--- start of Source records ---
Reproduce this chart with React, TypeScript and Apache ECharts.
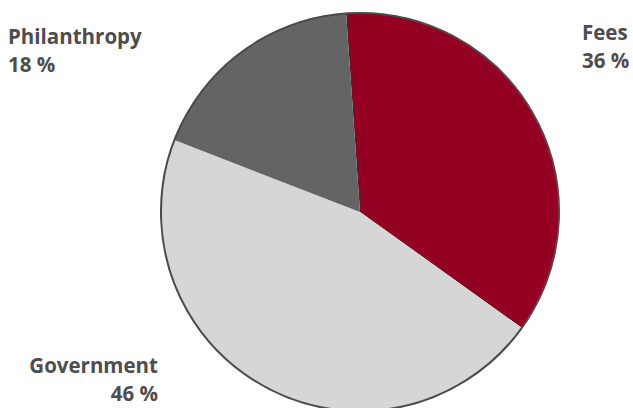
import React, { useEffect, useRef } from "react";
import * as echarts from "echarts";

const categories = ["Fees", "Government", "Philanthropy"];
const shares = [36, 46, 18];
const sliceColors = ["#930021", "#d6d6d6", "#646464"];

export default function App() {
  const ref = useRef<HTMLDivElement>(null);
  useEffect(() => {
    if (!ref.current) return;
    const chart = echarts.init(ref.current, null, { renderer: "svg" });
    const total = shares.reduce((a, b) => a + b, 0);
    const labelPos: Record<number, any> = {
      0: { x: 582, y: 18, align: "left", verticalAlign: "top" },
      1: { x: 158, y: 351, align: "right", verticalAlign: "top" },
      2: { x: 8, y: 22, align: "left", verticalAlign: "top" },
    };
    chart.setOption({
      animation: false,
      backgroundColor: "#ffffff",
      series: [
        {
          type: "pie",
          center: [360, 212],
          radius: 199,
          startAngle: 94,
          clockwise: true,
          silent: true,
          avoidLabelOverlap: false,
          data: categories.map((name, i) => ({
            name,
            value: shares[i],
            itemStyle: { color: sliceColors[i] },
          })),
          itemStyle: { borderWidth: 0 },
          label: {
            show: true,
            formatter: "{b}\n{c} %",
            fontFamily: "Open Sans",
            fontWeight: "bold",
            fontSize: 20.5,
            lineHeight: 28,
            color: "#4d4d4d",
          },
          labelLine: { show: false },
          labelLayout: (params: any) => labelPos[params.dataIndex],
        },
        {
          type: "pie",
          center: [360, 212],
          radius: 199,
          silent: true,
          label: { show: false },
          labelLine: { show: false },
          data: [
            {
              name: "outline",
              value: total,
              itemStyle: {
                color: "rgba(0,0,0,0)",
                borderColor: "#4a4a4a",
                borderWidth: 2,
              },
            },
          ],
        },
      ],
    });
    return () => chart.dispose();
  }, []);
  return (
    <div
      ref={ref}
      style={{ position: "absolute", left: 0, top: 0, width: 633, height: 408 }}
    />
  );
}
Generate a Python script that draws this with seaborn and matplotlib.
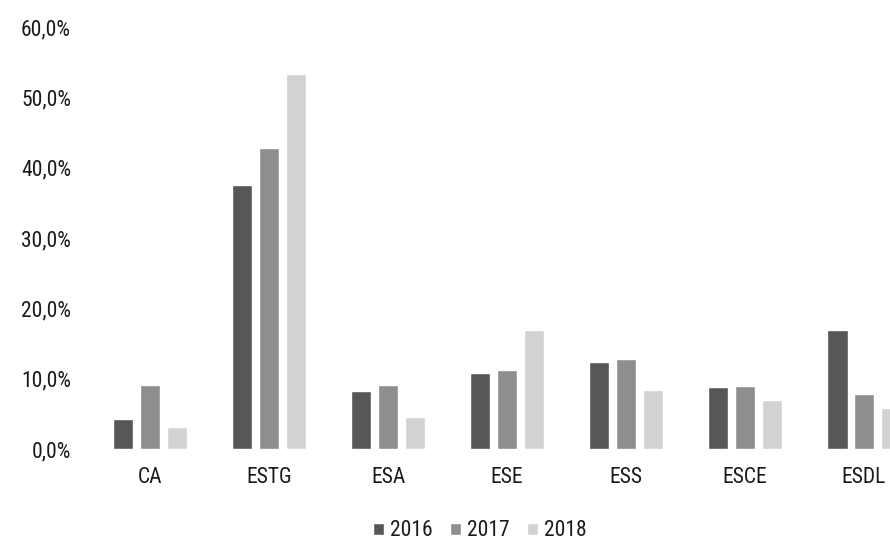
import matplotlib
matplotlib.use("Agg")
import matplotlib.pyplot as plt
from matplotlib import font_manager
from matplotlib.ticker import FuncFormatter
import seaborn as sns
import pandas as pd

# Share per school and year (%)
schools = ["CA", "ESTG", "ESA", "ESE", "ESS", "ESCE", "ESDL"]
years = ["2016", "2017", "2018"]
v2016 = [4.3, 37.5, 8.2, 10.8, 12.4, 8.8, 16.9]
v2017 = [9.1, 42.8, 9.1, 11.2, 12.8, 9.0, 7.8]
v2018 = [3.1, 53.3, 4.5, 16.9, 8.4, 7.0, 5.8]

df = pd.DataFrame({
    "school": schools * 3,
    "year": [y for y in years for _ in schools],
    "value": v2016 + v2017 + v2018,
})


def first_installed(families):
    for fam in families:
        try:
            font_manager.findfont(fam, fallback_to_default=False)
            return fam
        except ValueError:
            continue
    return "DejaVu Sans"


sns.set_theme(style="white")
font = first_installed(["Liberation Sans Narrow", "DejaVu Sans Condensed",
                        "Roboto Condensed", "Roboto"])
plt.rcParams["font.family"] = [font, "DejaVu Sans"]

fig = plt.figure(figsize=(8.9, 5.43), dpi=100)
ax = fig.add_axes([0.1017, 0.1731, 0.936, 0.7772])

palette = {"2016": "#575757", "2017": "#8e8e8e", "2018": "#d2d2d2"}
sns.barplot(data=df, x="school", y="value", hue="year", order=schools,
            hue_order=years, palette=palette, width=0.67, gap=0.245,
            saturation=1, ax=ax, legend=True)

ax.set_xlim(-0.5, 6.5)
ax.set_ylim(0, 60)
ax.set_yticks(range(0, 61, 10))
ax.yaxis.set_major_formatter(FuncFormatter(lambda v, _: f"{v:.1f}%".replace(".", ",")))
ax.set_xlabel("")
ax.set_ylabel("")
for s in ax.spines.values():
    s.set_visible(False)
ax.tick_params(axis="y", length=0, pad=14, labelsize=15.5, labelcolor="#1a1a1a")
ax.tick_params(axis="x", length=0, pad=13, labelsize=15.5, labelcolor="#1a1a1a")

leg = ax.legend(loc="center", bbox_to_anchor=(480 / 890, 12 / 543),
                bbox_transform=fig.transFigure, ncol=3, frameon=False,
                fontsize=15.5, handlelength=0.5, handleheight=0.5,
                handletextpad=0.3, columnspacing=0.8)
for t in leg.get_texts():
    t.set_color("#1a1a1a")

fig.savefig("out.png", dpi=100)
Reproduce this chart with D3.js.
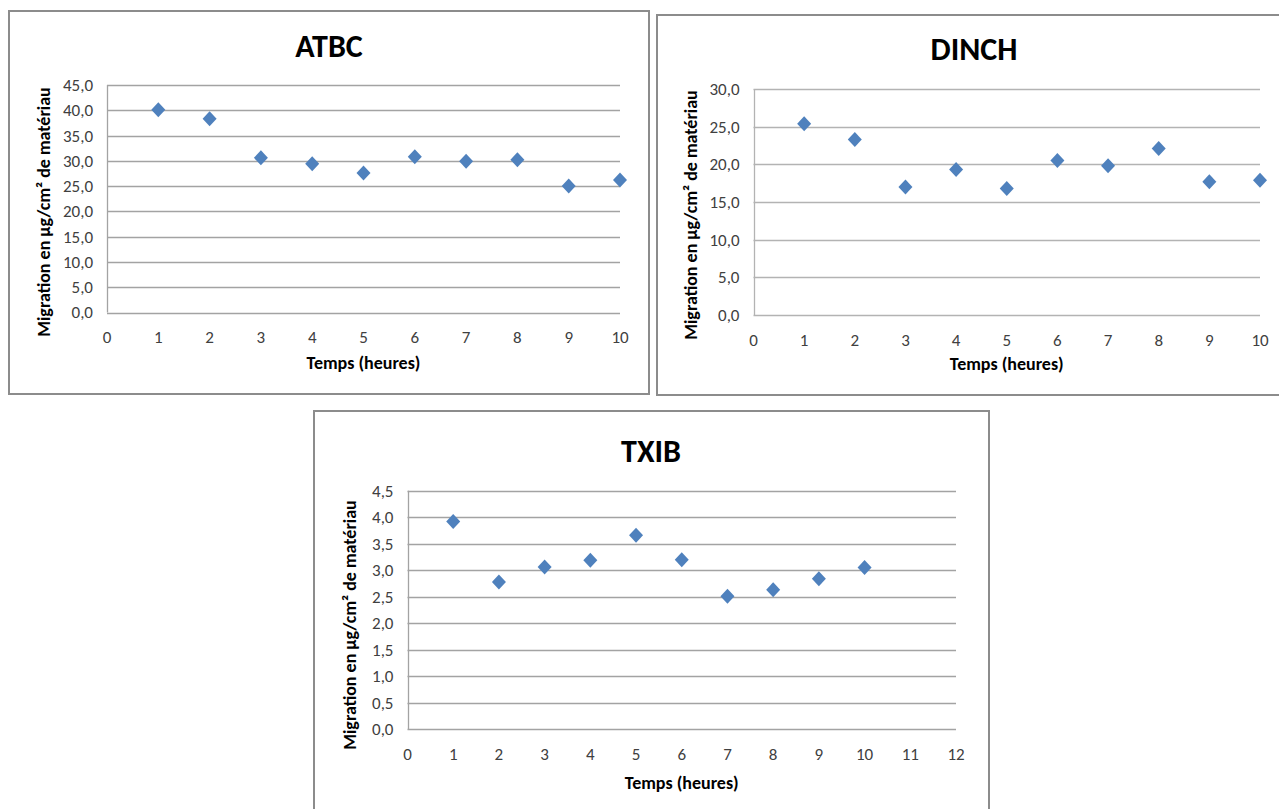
--- end of Source records ---
### [Set problem]
Would you restate, exactly and with no pictures, the lines of the entries above from the one containing "Generate a Python" through the one containing "import pandas as pd"?

### [Final answer]
Generate a Python script that draws this with seaborn and matplotlib.
import matplotlib
matplotlib.use("Agg")
import matplotlib.pyplot as plt
from matplotlib import font_manager
from matplotlib.ticker import FuncFormatter
import seaborn as sns
import pandas as pd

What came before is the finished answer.